Flocking behavior is not so much a cause of success in cities but rather a corollary of diet. There are several functions for flocking behavior, one of them being a defense against predators (by providing many watchful eyes, and a plethora of targets to confuse an attacker). Another is food-finding. This works best for frugivorous or granivorous species whose food often occurs in clumps too large to be consumed by a single bird (such as a fruit tree or grain field). Having lots of seekers can help find such food sources while not being detrimental to the individual flock members. In contrast, the resources for insectivorous/carnivorous species are scarcer and more isolated, so that such species don’t flock as much.

Note that many species are territorial in the breeding season, and their flocking behavior is limited to the winter.

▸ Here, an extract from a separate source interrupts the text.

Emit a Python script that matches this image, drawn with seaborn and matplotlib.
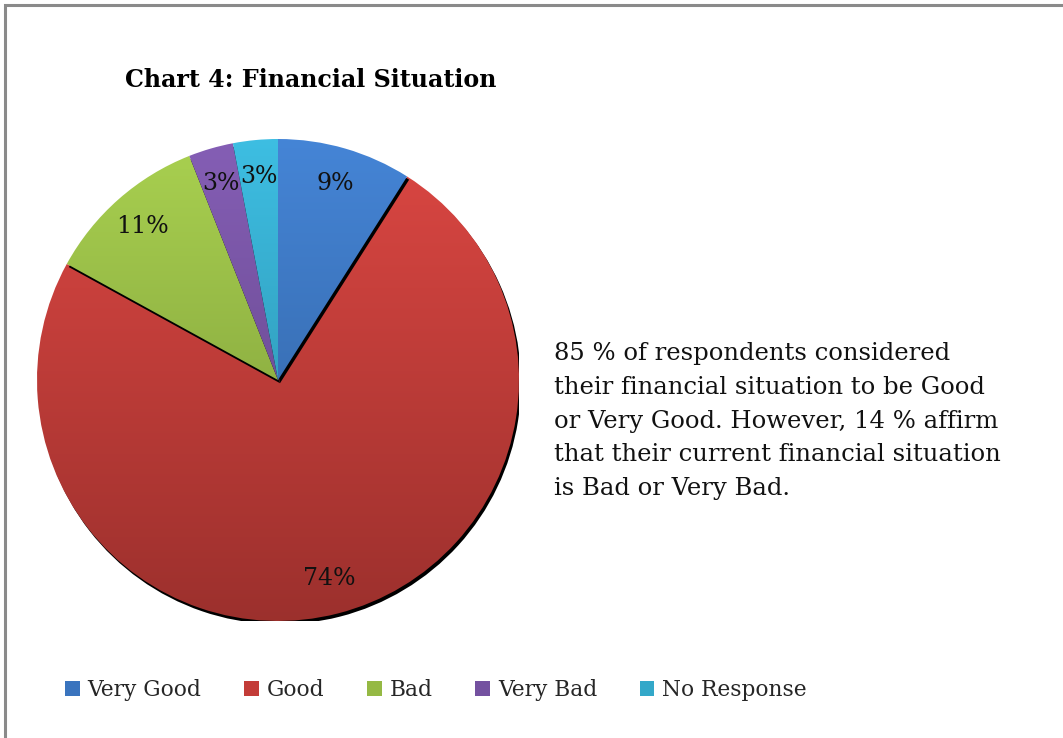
import numpy as np
import matplotlib
matplotlib.use("Agg")
import matplotlib.pyplot as plt
from matplotlib.patches import Patch, Rectangle, Wedge
from matplotlib.colors import to_rgb
import seaborn as sns

# Survey responses: self-assessed financial situation
categories = ["Very Good", "Good", "Bad", "Very Bad", "No Response"]
shares = [9, 74, 11, 3, 3]
pct_labels = ["9%", "74%", "11%", "3%", "3%"]
palette_hex = ["#3A74BE", "#C33C38", "#95B944", "#7451A0", "#33A8C9"]

title = "Chart 4: Financial Situation"
note = ("85 % of respondents considered\n"
        "their financial situation to be Good\n"
        "or Very Good. However, 14 % affirm\n"
        "that their current financial situation\n"
        "is Bad or Very Bad.")

sns.set_theme(style="white")
plt.rcParams["font.family"] = ["DejaVu Serif"]
colors = sns.color_palette(palette_hex)

W, H = 1063, 738
fig = plt.figure(figsize=(W / 100, H / 100), dpi=100)
fig.patch.set_facecolor("white")

# frame around the chart area
fig.add_artist(Rectangle((5 / W, -0.2), 1.5, 1.2 - 5 / H, transform=fig.transFigure,
                         fill=False, edgecolor="#8a8a8a", linewidth=2.2, clip_on=False))

cx, cy, r = 278, 380, 241
ax = fig.add_axes([(cx - r) / W, (H - cy - r) / H, 2 * r / W, 2 * r / H])

wedges, texts, autotexts = ax.pie(
    shares, labels=None, startangle=90, counterclock=False,
    autopct=lambda p: "", pctdistance=0.85, radius=1.0,
    colors=colors, wedgeprops=dict(linewidth=0))

# stacking order so each slice casts a small shadow down-right onto its neighbour
draw_order = [1, 2, 3, 4, 0]
px = 1.0 / r  # one pixel in data units
shadow_dx, shadow_dy = 2.0 * px, -3.2 * px
t = np.linspace(0, 1, 256)[:, None, None]
for rank, i in enumerate(draw_order):
    w, c = wedges[i], colors[i]
    z = 1 + rank
    sh = Wedge((w.center[0] + shadow_dx, w.center[1] + shadow_dy), w.r,
               w.theta1, w.theta2, facecolor="#000000", edgecolor="none", zorder=z)
    ax.add_patch(sh)
    base = np.array(to_rgb(c))
    top = np.clip(base * 1.10 + 0.02, 0, 1)
    bot = base * 0.80
    grad = top[None, None, :] * (1 - t) + bot[None, None, :] * t
    im = ax.imshow(grad, extent=(-1, 1, -1, 1), aspect="auto", origin="upper",
                   zorder=z + 0.5)
    im.set_clip_path(w)
    w.set_facecolor("none")
    w.set_zorder(z + 0.6)

for at, lab in zip(autotexts, pct_labels):
    at.set_text(lab)
    at.set_fontsize(17)
    at.set_color("#111111")
    at.set_zorder(20)

ax.set_xlim(-1, 1)
ax.set_ylim(-1, 1)
ax.set_aspect("equal")
ax.axis("off")

fig.text(125 / W, 1 - 80 / H, title, fontsize=17.1, fontweight="bold",
         ha="left", va="center", color="#000000")

fig.text(554 / W, 1 - 421 / H, note, fontsize=17.5, ha="left", va="center",
         linespacing=1.6, color="#111111")

handles = [Patch(facecolor=c, edgecolor="none") for c in colors]
fig.legend(handles, categories, loc="center left", bbox_to_anchor=(65 / W, 1 - 690 / H),
           ncol=5, frameon=False, fontsize=15.7, handlelength=0.68, handleheight=0.68,
           handletextpad=0.36, columnspacing=1.95, borderaxespad=0, borderpad=0)

fig.savefig("out.png", dpi=100, facecolor="white")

I also grew up in the Bronx (near Parkchester, incidently - Westchester Square). Aside from House Sparrows, Starlings, and pigeons (Rock Doves), other species on my Bronx “yard list” include American Robin, Northern Mockingbird, American Crow, Blue Jay, Dark-eyed Junco, and Mourning Dove. (BTW, Scylla, Mourning Doves are regularly found in the vicinity of Parkchester, even in winter.) All these species feed at least in part on grains or fruit, and all flock at least in winter.

One of the few purely insectivorous species I see regularly in the Bronx is the Common Nighthawk, which can be heard calling overhead on summer nights as they catch flying insects. They often to nest on flat apartment house roofs.